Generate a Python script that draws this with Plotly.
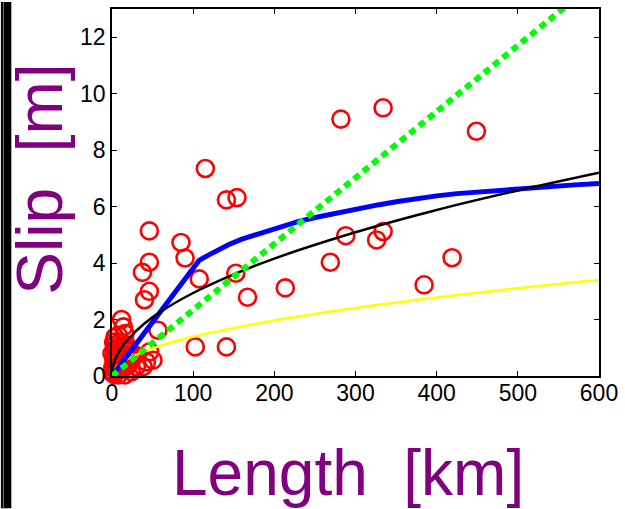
import plotly.graph_objects as go

# Observed slip data (length km, slip m)
obs_length = [282, 334, 449, 115, 141, 154, 46, 85, 90, 46, 37.5, 107.5, 152.5, 46, 40, 167,
              288, 334, 326, 269, 419, 213.5, 384.5, 102.6, 141, 56.6, 50.5, 46.4, 42.4, 38.3,
              30, 24, 16, 7.7, 11.8, 14, 7.7, 16, 9.8, 3.7,
              0.5, 1, 2, 3, 4, 5, 6, 8, 10, 12, 14, 18, 20, 22, 25, 3, 1.5, 9, 13, 2, 6, 18, 28,
              -2, 0, 4, 7, 11, 15, 19]
obs_slip = [9.1, 9.5, 8.67, 7.35, 6.24, 6.32, 5.14, 4.73, 4.18, 4.03, 3.67, 3.44, 3.64, 3.0, 2.7, 2.79,
            4.97, 5.12, 4.82, 4.03, 4.19, 3.12, 3.23, 1.03, 1.03, 1.62, 0.56, 0.86, 0.5, 0.33,
            0.33, 0.15, 0.04, 0.04, 2.0, 1.74, 1.44, 1.5, 1.03, 1.38,
            0.1, 0.3, 0.6, 0.9, 1.1, 0.5, 0.2, 0.8, 1.2, 0.6, 1.0, 0.7, 0.4, 0.9, 0.6, 0.05, 0.15, 0.35, 0.25, 1.2, 1.0, 1.1, 0.75,
            0.45, 0.8, 0.7, 0.55, 0.45, 0.3, 0.95]

# Model curves
black_x = [0, 2, 5, 10, 20, 40, 60, 100, 150, 200, 300, 400, 500, 600]
black_y = [0, 0.42, 0.66, 0.93, 1.31, 1.86, 2.28, 2.94, 3.6, 4.16, 5.09, 5.88, 6.57, 7.2]

yellow_x = [0, 2, 5, 10, 20, 50, 100, 200, 300, 400, 500, 600]
yellow_y = [0, 0.2, 0.31, 0.44, 0.62, 0.98, 1.39, 1.97, 2.41, 2.78, 3.11, 3.4]

blue_x = [0, 107.5, 120, 132, 144, 160, 181, 205, 230, 255, 279, 303, 327.5, 352, 376,
          400, 425, 450, 474, 500, 540, 570, 600]
blue_y = [0, 4.1, 4.3, 4.5, 4.66, 4.85, 5.05, 5.28, 5.48, 5.64, 5.79, 5.93, 6.06, 6.18, 6.29,
          6.38, 6.46, 6.52, 6.58, 6.64, 6.71, 6.77, 6.82]

green_x = [0, 600]
green_y = [0, 14.05]

x_ticks = [0, 100, 200, 300, 400, 500, 600]
y_ticks = [0, 2, 4, 6, 8, 10, 12]

FONT = "Liberation Sans, Arial, sans-serif"
PURPLE = "#800080"

fig = go.Figure()
fig.add_trace(go.Scatter(x=obs_length, y=obs_slip, mode="markers", cliponaxis=False,
                         marker=dict(symbol="circle-open", size=17, color="#ff0000",
                                     line=dict(width=2.6, color="#ff0000")),
                         showlegend=False))
fig.add_trace(go.Scatter(x=yellow_x, y=yellow_y, mode="lines", line=dict(color="#ffff00", width=2.5),
                         line_shape="spline", showlegend=False))
fig.add_trace(go.Scatter(x=blue_x, y=blue_y, mode="lines", line=dict(color="#0000ff", width=5),
                         showlegend=False))
fig.add_trace(go.Scatter(x=black_x, y=black_y, mode="lines", line=dict(color="#000000", width=2.5),
                         line_shape="spline", showlegend=False))
fig.add_trace(go.Scatter(x=green_x, y=green_y, mode="lines",
                         line=dict(color="#00ff00", width=6, dash="7px,5px"), showlegend=False))

axis_common = dict(showline=True, linecolor="black", linewidth=1.5, mirror="ticks",
                   ticks="inside", ticklen=5, tickwidth=1, tickcolor="black",
                   showgrid=False, zeroline=False,
                   tickfont=dict(family=FONT, size=23, color="black"))
fig.update_xaxes(range=[0, 600], tickvals=x_ticks, ticklabelstandoff=-4, **axis_common)
fig.update_yaxes(range=[0, 13], tickvals=y_ticks, **axis_common)

fig.update_layout(
    width=625, height=509,
    margin=dict(l=112, r=22, t=7, b=133, pad=0),
    paper_bgcolor="white", plot_bgcolor="white",
    font=dict(family=FONT),
    annotations=[
        dict(text="Slip  [m]", xref="paper", yref="paper", x=-0.1487, y=0.5366,
             xanchor="center", yanchor="middle", textangle=-90, showarrow=False,
             font=dict(family=FONT, size=64, color=PURPLE)),
        dict(text="Length  [km]", xref="paper", yref="paper", x=0.4837, y=-0.2656,
             xanchor="center", yanchor="middle", showarrow=False,
             font=dict(family=FONT, size=64, color=PURPLE)),
    ],
    shapes=[
        dict(type="rect", xref="paper", yref="paper", x0=-112/491, x1=-101.5/491,
             y0=-133/369, y1=1 + 7/369, fillcolor="black", line=dict(width=0), layer="above"),
        dict(type="line", xref="paper", yref="paper", x0=-109.5/491, x1=-109.5/491,
             y0=-133/369, y1=1 + 7/369, line=dict(color="#6878a8", width=1), layer="above"),
    ],
)

fig.write_html("out.html")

◇ ◇ ◇

▸ **Task statement**: Leaving out the pictures, repeat the data above exactly.

▸ **The solution**:
Generate a Python script that draws this with Plotly.
import plotly.graph_objects as go

# Observed slip data (length km, slip m)
obs_length = [282, 334, 449, 115, 141, 154, 46, 85, 90, 46, 37.5, 107.5, 152.5, 46, 40, 167,
              288, 334, 326, 269, 419, 213.5, 384.5, 102.6, 141, 56.6, 50.5, 46.4, 42.4, 38.3,
              30, 24, 16, 7.7, 11.8, 14, 7.7, 16, 9.8, 3.7,
              0.5, 1, 2, 3, 4, 5, 6, 8, 10, 12, 14, 18, 20, 22, 25, 3, 1.5, 9, 13, 2, 6, 18, 28,
              -2, 0, 4, 7, 11, 15, 19]
obs_slip = [9.1, 9.5, 8.67, 7.35, 6.24, 6.32, 5.14, 4.73, 4.18, 4.03, 3.67, 3.44, 3.64, 3.0, 2.7, 2.79,
            4.97, 5.12, 4.82, 4.03, 4.19, 3.12, 3.23, 1.03, 1.03, 1.62, 0.56, 0.86, 0.5, 0.33,
            0.33, 0.15, 0.04, 0.04, 2.0, 1.74, 1.44, 1.5, 1.03, 1.38,
            0.1, 0.3, 0.6, 0.9, 1.1, 0.5, 0.2, 0.8, 1.2, 0.6, 1.0, 0.7, 0.4, 0.9, 0.6, 0.05, 0.15, 0.35, 0.25, 1.2, 1.0, 1.1, 0.75,
            0.45, 0.8, 0.7, 0.55, 0.45, 0.3, 0.95]

# Model curves
black_x = [0, 2, 5, 10, 20, 40, 60, 100, 150, 200, 300, 400, 500, 600]
black_y = [0, 0.42, 0.66, 0.93, 1.31, 1.86, 2.28, 2.94, 3.6, 4.16, 5.09, 5.88, 6.57, 7.2]

yellow_x = [0, 2, 5, 10, 20, 50, 100, 200, 300, 400, 500, 600]
yellow_y = [0, 0.2, 0.31, 0.44, 0.62, 0.98, 1.39, 1.97, 2.41, 2.78, 3.11, 3.4]

blue_x = [0, 107.5, 120, 132, 144, 160, 181, 205, 230, 255, 279, 303, 327.5, 352, 376,
          400, 425, 450, 474, 500, 540, 570, 600]
blue_y = [0, 4.1, 4.3, 4.5, 4.66, 4.85, 5.05, 5.28, 5.48, 5.64, 5.79, 5.93, 6.06, 6.18, 6.29,
          6.38, 6.46, 6.52, 6.58, 6.64, 6.71, 6.77, 6.82]

green_x = [0, 600]
green_y = [0, 14.05]

x_ticks = [0, 100, 200, 300, 400, 500, 600]
y_ticks = [0, 2, 4, 6, 8, 10, 12]

FONT = "Liberation Sans, Arial, sans-serif"
PURPLE = "#800080"

fig = go.Figure()
fig.add_trace(go.Scatter(x=obs_length, y=obs_slip, mode="markers", cliponaxis=False,
                         marker=dict(symbol="circle-open", size=17, color="#ff0000",
                                     line=dict(width=2.6, color="#ff0000")),
                         showlegend=False))
fig.add_trace(go.Scatter(x=yellow_x, y=yellow_y, mode="lines", line=dict(color="#ffff00", width=2.5),
                         line_shape="spline", showlegend=False))
fig.add_trace(go.Scatter(x=blue_x, y=blue_y, mode="lines", line=dict(color="#0000ff", width=5),
                         showlegend=False))
fig.add_trace(go.Scatter(x=black_x, y=black_y, mode="lines", line=dict(color="#000000", width=2.5),
                         line_shape="spline", showlegend=False))
fig.add_trace(go.Scatter(x=green_x, y=green_y, mode="lines",
                         line=dict(color="#00ff00", width=6, dash="7px,5px"), showlegend=False))

axis_common = dict(showline=True, linecolor="black", linewidth=1.5, mirror="ticks",
                   ticks="inside", ticklen=5, tickwidth=1, tickcolor="black",
                   showgrid=False, zeroline=False,
                   tickfont=dict(family=FONT, size=23, color="black"))
fig.update_xaxes(range=[0, 600], tickvals=x_ticks, ticklabelstandoff=-4, **axis_common)
fig.update_yaxes(range=[0, 13], tickvals=y_ticks, **axis_common)

fig.update_layout(
    width=625, height=509,
    margin=dict(l=112, r=22, t=7, b=133, pad=0),
    paper_bgcolor="white", plot_bgcolor="white",
    font=dict(family=FONT),
    annotations=[
        dict(text="Slip  [m]", xref="paper", yref="paper", x=-0.1487, y=0.5366,
             xanchor="center", yanchor="middle", textangle=-90, showarrow=False,
             font=dict(family=FONT, size=64, color=PURPLE)),
        dict(text="Length  [km]", xref="paper", yref="paper", x=0.4837, y=-0.2656,
             xanchor="center", yanchor="middle", showarrow=False,
             font=dict(family=FONT, size=64, color=PURPLE)),
    ],
    shapes=[
        dict(type="rect", xref="paper", yref="paper", x0=-112/491, x1=-101.5/491,
             y0=-133/369, y1=1 + 7/369, fillcolor="black", line=dict(width=0), layer="above"),
        dict(type="line", xref="paper", yref="paper", x0=-109.5/491, x1=-109.5/491,
             y0=-133/369, y1=1 + 7/369, line=dict(color="#6878a8", width=1), layer="above"),
    ],
)

fig.write_html("out.html")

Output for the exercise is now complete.